9/25 大宮市で一日研修、26日に松江に移動。27,28日とブロック研修で講義、その日の夜に横浜に戻り30日に語研で講演。31日に秋田に移動し、 10/1, 2日と東北ブロック研修で講義。2日の夜横浜に戻り、3日の朝早くに松山に移動して1日研修。その夜高知にバスで移動し4日に講演。その夜横浜に戻り、6日にARCYの大会。7日に沖縄に移動して、翌日から1週間の沖縄国際大学で集中講義、などなど、信じられない忙しさだった。

以降、2007年まで、途中でブロック研修はなくなるが、県レベルの悉皆研修ではほぼ同じ箇所での研修が継続した。
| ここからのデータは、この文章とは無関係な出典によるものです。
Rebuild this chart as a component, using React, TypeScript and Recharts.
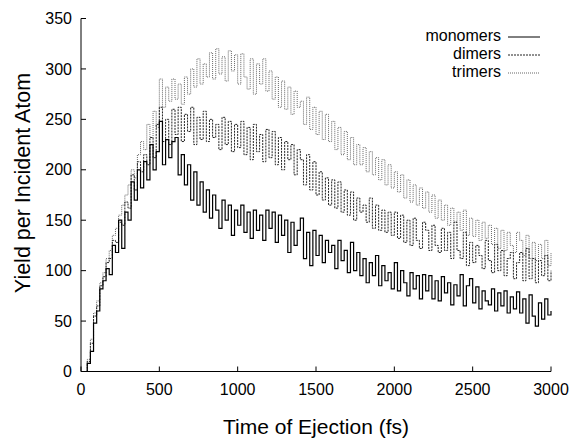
import { Line, LineChart, XAxis, YAxis, Label } from "recharts";

const BIN = 20; // fs per histogram bin

// yield values, one per 20 fs bin, 0..3000 fs
const monomers = [
    0, 0, 8, 20, 48, 60, 82, 90, 102, 96,
    125, 118, 150, 122, 158, 150, 188, 170, 200, 182,
    208, 190, 225, 200, 218, 248, 205, 230, 212, 228,
    232, 195, 215, 185, 205, 170, 198, 165, 188, 158,
    180, 152, 175, 160, 142, 170, 150, 165, 135, 160,
    145, 165, 138, 158, 132, 160, 140, 155, 130, 160,
    142, 158, 128, 155, 135, 150, 118, 148, 125, 140,
    152, 112, 138, 105, 140, 115, 135, 108, 130, 118,
    125, 102, 130, 110, 120, 98, 128, 100, 118, 95,
    112, 88, 108, 95, 115, 85, 105, 90, 98, 82,
    108, 80, 100, 88, 75, 98, 82, 95, 72, 96,
    80, 95, 72, 90, 70, 94, 78, 88, 66, 86,
    75, 96, 65, 85, 92, 68, 84, 62, 80, 70,
    66, 82, 60, 78, 65, 80, 58, 74, 62, 79,
    58, 72, 48, 76, 55, 45, 68, 52, 72, 56,
    60,
];

const dimers = [
    0, 0, 10, 28, 55, 65, 85, 94, 108, 112,
    130, 128, 148, 145, 168, 162, 195, 180, 208, 198,
    215, 205, 232, 212, 245, 262, 228, 250, 225, 260,
    235, 262, 228, 255, 238, 262, 225, 252, 230, 258,
    228, 250, 232, 245, 220, 252, 225, 248, 218, 245,
    222, 248, 215, 242, 210, 245, 218, 235, 208, 240,
    212, 238, 205, 232, 200, 228, 210, 225, 195, 220,
    210, 185, 215, 180, 208, 175, 198, 170, 192, 165,
    190, 162, 188, 158, 180, 155, 178, 150, 172, 158,
    165, 148, 172, 142, 165, 140, 160, 138, 158, 135,
    158, 132, 155, 128, 150, 125, 152, 130, 122, 148,
    140, 120, 145, 125, 118, 142, 120, 138, 112, 148,
    120, 112, 138, 105, 128, 108, 125, 115, 102, 130,
    110, 98, 126, 100, 120, 95, 112, 118, 92, 108,
    118, 90, 122, 92, 112, 88, 110, 95, 115, 90,
    100,
];

const trimers = [
    0, 0, 12, 32, 58, 70, 88, 98, 112, 120,
    135, 142, 155, 165, 175, 185, 200, 192, 215, 228,
    220, 245, 232, 258, 242, 290, 262, 282, 268, 290,
    270, 285, 265, 292, 275, 300, 282, 310, 285, 305,
    292, 316, 290, 320, 295, 312, 288, 318, 298, 314,
    285, 315, 292, 280, 310, 275, 305, 285, 310, 278,
    298, 270, 292, 262, 288, 260, 282, 255, 278, 262,
    268, 245, 272, 240, 262, 235, 258, 230, 255, 228,
    248, 220, 242, 215, 238, 210, 232, 205, 225, 205,
    222, 198, 218, 195, 212, 190, 210, 185, 205, 182,
    198, 178, 195, 172, 190, 168, 185, 165, 182, 162,
    178, 158, 175, 152, 170, 150, 165, 145, 162, 148,
    158, 140, 160, 135, 152, 134, 150, 130, 148, 132,
    145, 126, 142, 122, 140, 120, 138, 125, 118, 138,
    130, 115, 135, 112, 128, 110, 126, 112, 130, 105,
    118,
];

const xTicks = [0, 500, 1000, 1500, 2000, 2500, 3000];
const yTicks = [0, 50, 100, 150, 200, 250, 300, 350];

const data = monomers.map((m, i) => ({
    t: i * BIN,
    monomers: m,
    dimers: dimers[i],
    trimers: trimers[i],
}));

const FONT = '"Liberation Sans", Arial, sans-serif';

const legendItems = [
    { name: "monomers", color: "#000", dash: undefined },
    { name: "dimers", color: "#222", dash: "2 1" },
    { name: "trimers", color: "#666", dash: "1 1" },
];

export default function App() {
    return (
        <div style={{ position: "absolute", left: 0, top: 0, width: 570, height: 439, background: "#fff" }}>
            <LineChart
                width={570}
                height={439}
                data={data}
                margin={{ top: 18.5, right: 19, bottom: 37.5, left: 21 }}
            >
                <XAxis
                    dataKey="t"
                    type="number"
                    domain={[0, 3000]}
                    ticks={xTicks}
                    height={30}
                    tickSize={-5}
                    tickMargin={17}
                    stroke="#000"
                    tick={{ fill: "#000", fontSize: 16, fontFamily: FONT }}
                >
                    <Label
                        value="Time of Ejection (fs)"
                        position="insideBottom"
                        offset={-32}
                        style={{ fill: "#000", fontSize: 21, fontFamily: FONT }}
                    />
                </XAxis>
                <XAxis
                    xAxisId="top"
                    orientation="top"
                    dataKey="t"
                    type="number"
                    domain={[0, 3000]}
                    ticks={xTicks}
                    height={0}
                    tickSize={-5}
                    tick={false}
                    stroke="#000"
                />
                <YAxis
                    type="number"
                    domain={[0, 350]}
                    ticks={yTicks}
                    width={60}
                    tickSize={-5}
                    tickMargin={14}
                    stroke="#000"
                    tick={{ fill: "#000", fontSize: 16, fontFamily: FONT }}
                />
                <YAxis
                    yAxisId="right"
                    orientation="right"
                    type="number"
                    domain={[0, 350]}
                    ticks={yTicks}
                    width={0}
                    tickSize={-5}
                    tick={false}
                    stroke="#000"
                />
                <Line type="stepAfter" dataKey="trimers" stroke="#666" strokeWidth={1} strokeDasharray="1 1" dot={false} isAnimationActive={false} />
                <Line type="stepAfter" dataKey="dimers" stroke="#222" strokeWidth={1} strokeDasharray="2 1" dot={false} isAnimationActive={false} />
                <Line type="stepAfter" dataKey="monomers" stroke="#000" strokeWidth={1.2} dot={false} isAnimationActive={false} />
            </LineChart>
            <svg style={{ position: "absolute", left: 0, top: 0 }} width={570} height={439} pointerEvents="none">
                <text
                    transform="translate(24, 183) rotate(-90)"
                    textAnchor="middle"
                    dominantBaseline="middle"
                    fontSize={21.5}
                    fontFamily={FONT}
                    fill="#000"
                >
                    Yield per Incident Atom
                </text>
                {legendItems.map((it, i) => {
                    const y = 37 + i * 18;
                    return (
                        <g key={it.name}>
                            <text x={501} y={y} textAnchor="end" dominantBaseline="middle" fontSize={16} fontFamily={FONT} fill="#000">
                                {it.name}
                            </text>
                            <line x1={508} x2={540} y1={y} y2={y} stroke={it.color} strokeWidth={1} strokeDasharray={it.dash} />
                        </g>
                    );
                })}
            </svg>
        </div>
    );
}
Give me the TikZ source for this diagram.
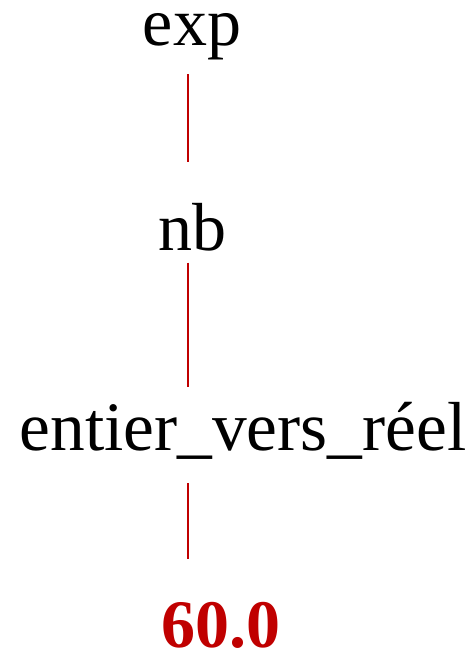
\documentclass[tikz,border=0pt]{standalone}
\usepackage{fontspec}
\setmainfont{Liberation Serif}
\definecolor{edgered}{RGB}{192,0,0}
\begin{document}
\begin{tikzpicture}[x=1pt,y=1pt,
  lbl/.style={inner sep=0pt,outer sep=0pt,anchor=base,font=\fontsize{68}{80}\selectfont},
  valbl/.style={lbl,font=\fontsize{68}{80}\selectfont\bfseries,text=edgered},
  edge/.style={draw=edgered,line width=1.6pt}]
\useasboundingbox (0,0) rectangle (469,-650);
\node[lbl] (exp) at (192,-46) {exp};
\node[lbl] (nb) at (192,-250) {nb};
\node[lbl,font=\fontsize{69.4}{80}\selectfont] (evr) at (243,-450) {entier\_vers\_réel};
\node[valbl] (val) at (221,-647) {60.0};
\draw[edge,shorten <=14pt,shorten >=40.6pt] ([xshift=-4pt]exp.south) -- ([xshift=-4pt]nb.north);
\draw[edge,shorten <=12pt,shorten >=14.5pt] ([xshift=-4pt]nb.south) -- ([xshift=-55pt]evr.north);
\draw[edge,shorten <=24.5pt,shorten >=43pt] ([xshift=-55pt]evr.south) -- ([xshift=-33pt]val.north);
\end{tikzpicture}
\end{document}
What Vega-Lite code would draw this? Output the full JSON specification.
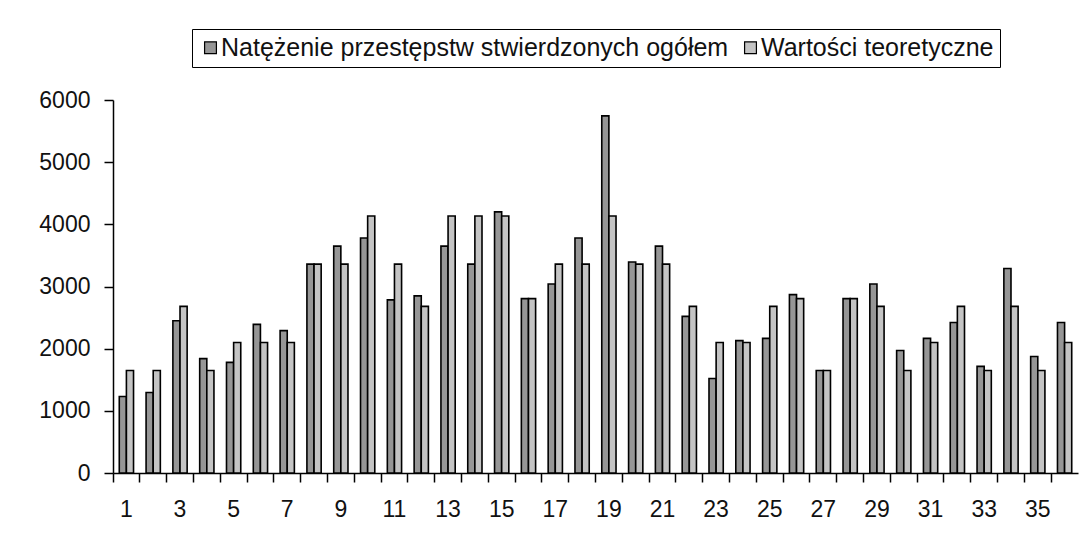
{
  "$schema": "https://vega.github.io/schema/vega-lite/v6.json",
  "autosize": "none",
  "width": 965,
  "height": 373,
  "padding": {"left": 113, "top": 100, "right": 8, "bottom": 70},
  "background": "white",
  "config": {
    "view": {"stroke": null},
    "font": "Liberation Sans",
    "axis": {"labelFont": "Liberation Sans", "labelColor": "#111", "domainColor": "black", "tickColor": "black", "domainWidth": 1.5, "tickWidth": 1.5, "grid": false, "title": null}
  },
  "data": {
    "values": [
      {"nr": 1, "seria": "Natężenie przestępstw stwierdzonych ogółem", "wartosc": 1230},
      {"nr": 1, "seria": "Wartości teoretyczne", "wartosc": 1650},
      {"nr": 2, "seria": "Natężenie przestępstw stwierdzonych ogółem", "wartosc": 1295},
      {"nr": 2, "seria": "Wartości teoretyczne", "wartosc": 1650},
      {"nr": 3, "seria": "Natężenie przestępstw stwierdzonych ogółem", "wartosc": 2450},
      {"nr": 3, "seria": "Wartości teoretyczne", "wartosc": 2680},
      {"nr": 4, "seria": "Natężenie przestępstw stwierdzonych ogółem", "wartosc": 1840},
      {"nr": 4, "seria": "Wartości teoretyczne", "wartosc": 1650},
      {"nr": 5, "seria": "Natężenie przestępstw stwierdzonych ogółem", "wartosc": 1780},
      {"nr": 5, "seria": "Wartości teoretyczne", "wartosc": 2100},
      {"nr": 6, "seria": "Natężenie przestępstw stwierdzonych ogółem", "wartosc": 2390},
      {"nr": 6, "seria": "Wartości teoretyczne", "wartosc": 2100},
      {"nr": 7, "seria": "Natężenie przestępstw stwierdzonych ogółem", "wartosc": 2290},
      {"nr": 7, "seria": "Wartości teoretyczne", "wartosc": 2100},
      {"nr": 8, "seria": "Natężenie przestępstw stwierdzonych ogółem", "wartosc": 3360},
      {"nr": 8, "seria": "Wartości teoretyczne", "wartosc": 3360},
      {"nr": 9, "seria": "Natężenie przestępstw stwierdzonych ogółem", "wartosc": 3650},
      {"nr": 9, "seria": "Wartości teoretyczne", "wartosc": 3360},
      {"nr": 10, "seria": "Natężenie przestępstw stwierdzonych ogółem", "wartosc": 3780},
      {"nr": 10, "seria": "Wartości teoretyczne", "wartosc": 4135},
      {"nr": 11, "seria": "Natężenie przestępstw stwierdzonych ogółem", "wartosc": 2785},
      {"nr": 11, "seria": "Wartości teoretyczne", "wartosc": 3360},
      {"nr": 12, "seria": "Natężenie przestępstw stwierdzonych ogółem", "wartosc": 2850},
      {"nr": 12, "seria": "Wartości teoretyczne", "wartosc": 2680},
      {"nr": 13, "seria": "Natężenie przestępstw stwierdzonych ogółem", "wartosc": 3650},
      {"nr": 13, "seria": "Wartości teoretyczne", "wartosc": 4135},
      {"nr": 14, "seria": "Natężenie przestępstw stwierdzonych ogółem", "wartosc": 3360},
      {"nr": 14, "seria": "Wartości teoretyczne", "wartosc": 4135},
      {"nr": 15, "seria": "Natężenie przestępstw stwierdzonych ogółem", "wartosc": 4200},
      {"nr": 15, "seria": "Wartości teoretyczne", "wartosc": 4135},
      {"nr": 16, "seria": "Natężenie przestępstw stwierdzonych ogółem", "wartosc": 2805},
      {"nr": 16, "seria": "Wartości teoretyczne", "wartosc": 2805},
      {"nr": 17, "seria": "Natężenie przestępstw stwierdzonych ogółem", "wartosc": 3040},
      {"nr": 17, "seria": "Wartości teoretyczne", "wartosc": 3360},
      {"nr": 18, "seria": "Natężenie przestępstw stwierdzonych ogółem", "wartosc": 3780},
      {"nr": 18, "seria": "Wartości teoretyczne", "wartosc": 3360},
      {"nr": 19, "seria": "Natężenie przestępstw stwierdzonych ogółem", "wartosc": 5745},
      {"nr": 19, "seria": "Wartości teoretyczne", "wartosc": 4135},
      {"nr": 20, "seria": "Natężenie przestępstw stwierdzonych ogółem", "wartosc": 3395},
      {"nr": 20, "seria": "Wartości teoretyczne", "wartosc": 3360},
      {"nr": 21, "seria": "Natężenie przestępstw stwierdzonych ogółem", "wartosc": 3650},
      {"nr": 21, "seria": "Wartości teoretyczne", "wartosc": 3360},
      {"nr": 22, "seria": "Natężenie przestępstw stwierdzonych ogółem", "wartosc": 2520},
      {"nr": 22, "seria": "Wartości teoretyczne", "wartosc": 2680},
      {"nr": 23, "seria": "Natężenie przestępstw stwierdzonych ogółem", "wartosc": 1520},
      {"nr": 23, "seria": "Wartości teoretyczne", "wartosc": 2100},
      {"nr": 24, "seria": "Natężenie przestępstw stwierdzonych ogółem", "wartosc": 2130},
      {"nr": 24, "seria": "Wartości teoretyczne", "wartosc": 2100},
      {"nr": 25, "seria": "Natężenie przestępstw stwierdzonych ogółem", "wartosc": 2165},
      {"nr": 25, "seria": "Wartości teoretyczne", "wartosc": 2680},
      {"nr": 26, "seria": "Natężenie przestępstw stwierdzonych ogółem", "wartosc": 2870},
      {"nr": 26, "seria": "Wartości teoretyczne", "wartosc": 2805},
      {"nr": 27, "seria": "Natężenie przestępstw stwierdzonych ogółem", "wartosc": 1650},
      {"nr": 27, "seria": "Wartości teoretyczne", "wartosc": 1650},
      {"nr": 28, "seria": "Natężenie przestępstw stwierdzonych ogółem", "wartosc": 2805},
      {"nr": 28, "seria": "Wartości teoretyczne", "wartosc": 2805},
      {"nr": 29, "seria": "Natężenie przestępstw stwierdzonych ogółem", "wartosc": 3040},
      {"nr": 29, "seria": "Wartości teoretyczne", "wartosc": 2680},
      {"nr": 30, "seria": "Natężenie przestępstw stwierdzonych ogółem", "wartosc": 1970},
      {"nr": 30, "seria": "Wartości teoretyczne", "wartosc": 1650},
      {"nr": 31, "seria": "Natężenie przestępstw stwierdzonych ogółem", "wartosc": 2165},
      {"nr": 31, "seria": "Wartości teoretyczne", "wartosc": 2100},
      {"nr": 32, "seria": "Natężenie przestępstw stwierdzonych ogółem", "wartosc": 2420},
      {"nr": 32, "seria": "Wartości teoretyczne", "wartosc": 2680},
      {"nr": 33, "seria": "Natężenie przestępstw stwierdzonych ogółem", "wartosc": 1715},
      {"nr": 33, "seria": "Wartości teoretyczne", "wartosc": 1650},
      {"nr": 34, "seria": "Natężenie przestępstw stwierdzonych ogółem", "wartosc": 3290},
      {"nr": 34, "seria": "Wartości teoretyczne", "wartosc": 2680},
      {"nr": 35, "seria": "Natężenie przestępstw stwierdzonych ogółem", "wartosc": 1875},
      {"nr": 35, "seria": "Wartości teoretyczne", "wartosc": 1650},
      {"nr": 36, "seria": "Natężenie przestępstw stwierdzonych ogółem", "wartosc": 2420},
      {"nr": 36, "seria": "Wartości teoretyczne", "wartosc": 2100}
    ]
  },
  "mark": {"type": "bar", "stroke": "black", "strokeWidth": 1.6},
  "encoding": {
    "x": {
      "field": "nr", "type": "ordinal",
      "scale": {"paddingInner": 0, "paddingOuter": 0},
      "axis": {
        "bandPosition": 0, "labelAngle": 0,
        "tickSize": 9, "labelPadding": 16, "labelFontSize": 23,
        "labelExpr": "datum.value % 2 == 1 ? datum.label : ''"
      }
    },
    "xOffset": {"field": "seria", "type": "nominal", "scale": {"paddingInner": 0, "paddingOuter": 0.88}},
    "y": {
      "field": "wartosc", "type": "quantitative",
      "scale": {"domain": [0, 6000], "nice": false},
      "axis": {"values": [0, 1000, 2000, 3000, 4000, 5000, 6000], "format": "d", "tickSize": 9, "labelPadding": 14, "labelFontSize": 23}
    },
    "color": {
      "field": "seria", "type": "nominal",
      "scale": {"range": ["#969696", "#c4c4c4"]},
      "legend": {
        "title": null, "orient": "none", "direction": "horizontal",
        "legendX": 79, "legendY": -71,
        "strokeColor": "black", "fillColor": "white", "padding": 6,
        "symbolType": "square", "symbolSize": 140, "symbolStrokeColor": "black", "symbolStrokeWidth": 1.2,
        "labelFont": "Liberation Sans", "labelFontSize": 25, "labelColor": "#111", "labelOffset": -2,
        "columnPadding": 9, "labelLimit": 0
      }
    }
  }
}
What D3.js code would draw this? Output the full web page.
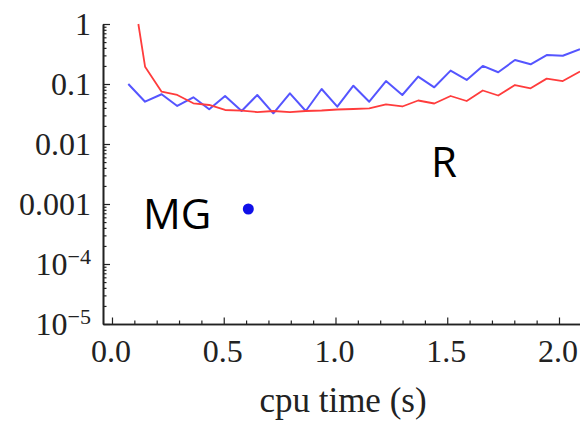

最初の年度にARを取り入れたが、次年度以降に取りやめた県は、日程が重なり調整が効かなくなった場合を除いてほとんどない。ARは受講者にはおおむね人気の講座で、「次年度も是非、日程を確保してください」 と主催者側に念を押されることも少なくなかった。ただ、2002年からは帝京大学に勤務したり、SELHi のアドバイザーの日程が重なり、また、2007 年には松山大学への転勤などで、自由の効く範囲が狭まった分だけ訪問する回数は減少した。それにしてもこの7年間は、私の生涯で最も多忙な年月だった。だが、この「セールス・マン生活」でも、私としては、決して既製品のARのアイデアを売り歩いたわけではない。Arthur Miller の「セールスマンの死」の主人公とは異なり、「自分自身」ではなく、毎回の講演を振り返りながら、工夫を凝らしてARを宣伝して回ったのである。